I did a post on sprikoko things on my wall and a friend of mine read it and called to tell me of how she had to stop doing spirikoko and jazzing things. I am telling her story with her permission. She is in her late 30s now, with a good job, has a Master’s degree, and is single. Let us call her … Susan. Susan’s dad died when she was very young and she has very little recollection of him, Her mum did not remarry so, it has been she and her mum. They are like 5 and 6 the two of them. Very close. Her mum lives for Susan. When Susan turned 25, her mum started hinting at marriage but Susan was not perturbed, Her mum was not really worried then but she would sha pray for Susan to get married soon. Susan had boyfriends but they were nothing serious and she was not really worried as she was having a fun time going on dates anyway. Then she turned 29. GBAM! Her mum suddenly felt that there was a race against the clock to get Susan married off before the big three o.
Susan’s mum started consulting spiritualists. They are a Baptist family, they still attended the Baptist church on Sundays but Susan’s mum was now going from one white garment church to a Babalawo to an alfa, all in the desperate bid to get Susan married before she turned 30. Susan turned 30 and no one had put a ring on it for her and her Mum became frantic. From now on, she had to get Susan married before the next birthday. 31, then 32, then 33… Susan was not really comfortable with these spiritual traipsings but she loved her mum and did not know how to make her stop. Susan apparently had bad luck so, she had to go and wash the bad luck away by ‘washing her head’ in a flowing river. She was stark naked while the prophet stared at her washing her head. Won’t you at least have the decency to look away she fumed under her breath as she washed her hair with Kankan -local sponge.
Then another prophet said that she had a spirit husband so, they had to appease the spirit husband. She was told to bring her most coveted outfit and her mum insisted that she gave the spiritualist her most expensive suit. That one pained her ehn?! She was going to give up something from Zara or Asos but her mum insisted on the special Kimbuba she made sure that Sisi Ade her tailor painstakingly make from Deola Sagoe’s original design she saw on the Deola Sagoe website. Why oh why did they have to insist on her most expensive outfit. Ehn? And her Loubou flats as well! So, she wore those her bottom drawer outfit, they did the midnight prayer, she took off her bottom drawer outfit, had a bath and then Olusho said she should give the bottom drawer outfits away. According to him, the spirit husband would now go and be loving the woman who collected those clothes. Olusho! Olusho! Is that not wickedness? She told him she could not do that, could not knowingly give her friend spirit husband. He told her he would dispose them for her. Still she did not get married.

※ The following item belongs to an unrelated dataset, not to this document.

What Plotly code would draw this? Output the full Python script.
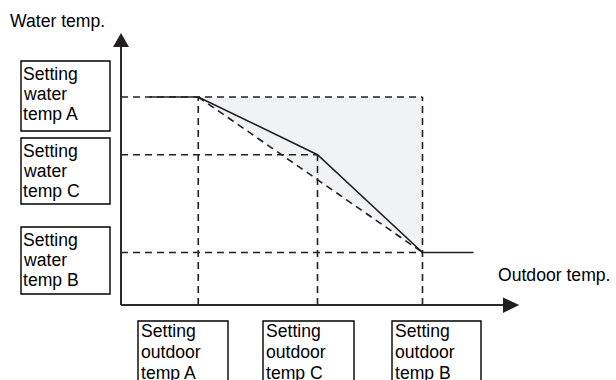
import plotly.graph_objects as go

# Setting points of the heating curve (schematic units)
outdoor_labels = ["Setting<br>outdoor<br>temp A", "Setting<br>outdoor<br>temp C", "Setting<br>outdoor<br>temp B"]
water_labels = ["Setting<br>water<br>temp A", "Setting<br>water<br>temp C", "Setting<br>water<br>temp B"]
outdoor_set = [5.15, 13.1, 20.1]      # outdoor temp A, C, B
water_set = [20.0, 14.45, 5.05]       # water temp A, C, B
curve_start = 1.9                     # outdoor temp where the flat top segment starts
curve_end = 23.5                      # outdoor temp where the flat bottom segment ends
axis_end_x = 26.55
axis_end_y = 26.15

W, H = 616, 380
X0_PX, Y0_PX = 121, 305      # pixel position of the axes origin
SX, SY = 15.0, 10.4          # pixels per unit

X_RANGE = [-X0_PX / SX, (W - X0_PX) / SX]
Y_RANGE = [(Y0_PX - H) / SY, Y0_PX / SY]

INK = "#231f20"
FONT = "Liberation Sans, Arial, sans-serif"
FS = 17.6


def dx(px):
    return (px - X0_PX) / SX


def dy(py):
    return (Y0_PX - py) / SY


oA, oC, oB = outdoor_set
wA, wC, wB = water_set

fig = go.Figure()

# shaded band between the straight line and the upper corner
fig.add_trace(go.Scatter(
    x=[oA, oB, oB, oA], y=[wA, wA, wB, wA], mode="lines", fill="toself",
    fillcolor="#f1f2f4", line=dict(width=0), hoverinfo="skip"))

dash = dict(color=INK, width=1.6, dash="7px,5px")
# horizontal guides
for wv, xe in [(wA, oB), (wC, oC), (wB, oB)]:
    fig.add_trace(go.Scatter(x=[0, xe], y=[wv, wv], mode="lines", line=dash, hoverinfo="skip"))
# vertical guides
for xv, ye in [(oA, wA), (oC, wC), (oB, wA)]:
    fig.add_trace(go.Scatter(x=[xv, xv], y=[0, ye], mode="lines", line=dash, hoverinfo="skip"))
# straight line A -> B
fig.add_trace(go.Scatter(x=[oA, oB], y=[wA, wB], mode="lines", line=dash, hoverinfo="skip"))

# heating curve through A, C, B
fig.add_trace(go.Scatter(
    x=[curve_start, oA, oC, oB, curve_end], y=[wA, wA, wC, wB, wB],
    mode="lines", line=dict(color=INK, width=1.6), hoverinfo="skip"))

shapes = []
AX = "#2b2b2b"
# axis lines
shapes.append(dict(type="line", xref="x", yref="y", x0=0, y0=0, x1=0, y1=dy(47),
                   line=dict(color=AX, width=2)))
shapes.append(dict(type="line", xref="x", yref="y", x0=0, y0=0, x1=dx(503), y1=0,
                   line=dict(color=AX, width=2)))
# arrowheads
shapes.append(dict(type="path", xref="x", yref="y",
                   path=f"M {dx(113)} {dy(47)} L {dx(129)} {dy(47)} L 0 {axis_end_y} Z",
                   fillcolor=INK, line=dict(width=0)))
shapes.append(dict(type="path", xref="x", yref="y",
                   path=f"M {dx(503)} {dy(297.5)} L {dx(503)} {dy(313)} L {axis_end_x} 0 Z",
                   fillcolor=INK, line=dict(width=0)))

annotations = []


def label(lines, x_px, base_px, step):
    for i, t in enumerate(lines):
        annotations.append(dict(
            x=x_px / W, y=1 - (base_px + i * step - 6.1) / H, xref="paper", yref="paper",
            text=t, showarrow=False, xanchor="left", yanchor="middle",
            font=dict(family=FONT, size=FS, color="#000000"), borderpad=0))


# water temp boxes on the left
left_boxes = [(61, 131), (138, 204), (227, 294)]
for (top, bot), txt in zip(left_boxes, water_labels):
    shapes.append(dict(type="rect", xref="paper", yref="paper",
                       x0=21 / W, x1=110 / W, y0=1 - bot / H, y1=1 - top / H,
                       line=dict(color="#000000", width=1.4)))
    label(txt.split("<br>"), 22, top + 19, 20)

# outdoor temp boxes at the bottom
bottom_boxes = [(138, 228), (263, 354), (392, 481)]
for (x0, x1), txt in zip(bottom_boxes, outdoor_labels):
    shapes.append(dict(type="rect", xref="paper", yref="paper",
                       x0=x0 / W, x1=x1 / W, y0=1 - 395 / H, y1=1 - 321 / H,
                       line=dict(color="#000000", width=1.4)))
    label(txt.split("<br>"), x0 + 1.5, 337, 21)

# axis titles
label(["Water temp."], 8.5, 27, 20)
label(["Outdoor temp."], 496.5, 281, 20)

fig.update_layout(
    width=W, height=H, margin=dict(l=0, r=0, t=0, b=0),
    paper_bgcolor="white", plot_bgcolor="white", showlegend=False,
    xaxis=dict(range=X_RANGE, visible=False, fixedrange=True),
    yaxis=dict(range=Y_RANGE, visible=False, fixedrange=True),
    shapes=shapes, annotations=annotations,
)

fig.write_html("out.html")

Then her mum upped the ante and went hardcore traditional. She took her to some places were they did all sorts of incantations for her. And every Sunday, they would still go to Church o. Prim and proper Baptist family. So, on this day, her mum took her to Baba ‘kigbati’- Baba who never fails. He gave her a special perfume to use. Apparently, someone had made her to not appear as a lovely woman to men so, the perfume was to uncover the shroud of manliness placed on her so that the men could see her true beauty. Or maybe it was to entice men to her… (a bit like the sirens of ancient Greek mythology I thought to myself when she was gisting me.) This was when the wahala started o. The first day she wore that perfume, Waidi, her trusted driver complimented her. Anti mi, e fain gan laroyi ke. My aunty, you are fine this morning. O se She said. Thanks. Before Waidi dropped her off at work that morning, he had glanced at her a few times and she thought she saw a smile that was at once shy and at the same time lascivious. What? Ki lon sele? When he came to pick her up, same smile was playing on his lips.

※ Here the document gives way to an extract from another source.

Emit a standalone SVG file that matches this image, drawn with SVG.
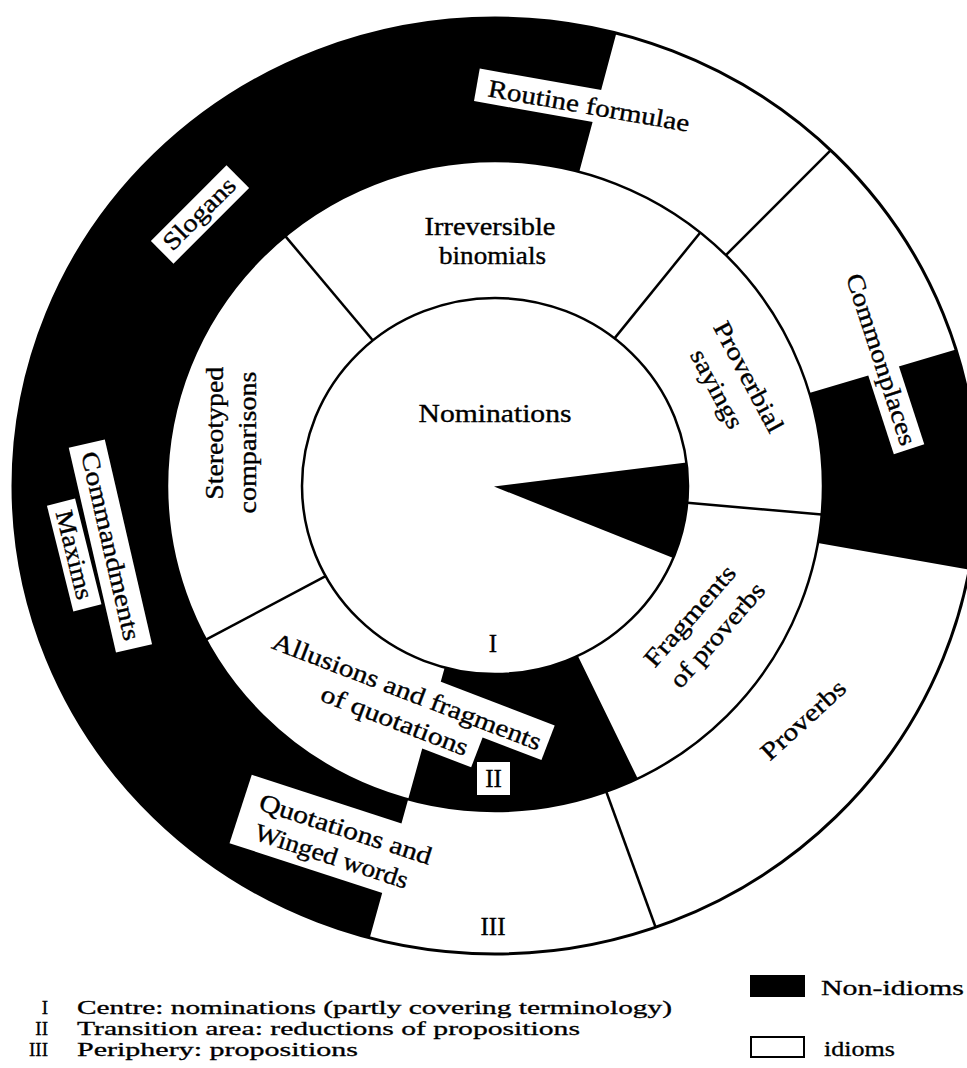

The second day,Waidi kuku la mole. He kuku throw down. Anti Susan, se e mo wipe e sweet? Do you know you are sweet? She was gobsmarked and honestly, did not know what to say. Waidi took her silence for consent and went into full blown toasting. Anti Susan, ma’a toju yin. I will take care of you. E dan mi wo. Taste me. Mi da lomo okunrin. I am a capable as a man. E ma fi oju draifa wo mi o. Don’t use driver eyes to look at me. Etshehteram, et sheh te ram.
And that was when the penny dropped. The perfume!!! The perfume!!! She stopped using it but Waidi was now verging on nuisance. She told her mum but her mum did not believe her. Really mother? You don’t think the perfume works? Then why did you make me go through all those things that you made me go through? Reluctantly, her mum started bringing herself to accepting that maybe, just maybe, Waidi might be under the spell. They had to sack Waidi and give him 2 months’ salary in lieu. And this is where it got weirder. Waidi stated visiting her at home after he was sacked. Her mother wanted them to go back to Baba Kigbati to reverse the influence on Waidi and instead make it attract rich men. She had to wake her mum at midnight one day and beg to please stop all these things. And since then, her mum seems to have ‘gba kamu’ – resigned herself to the situation.
Waidi still tries to come and see her.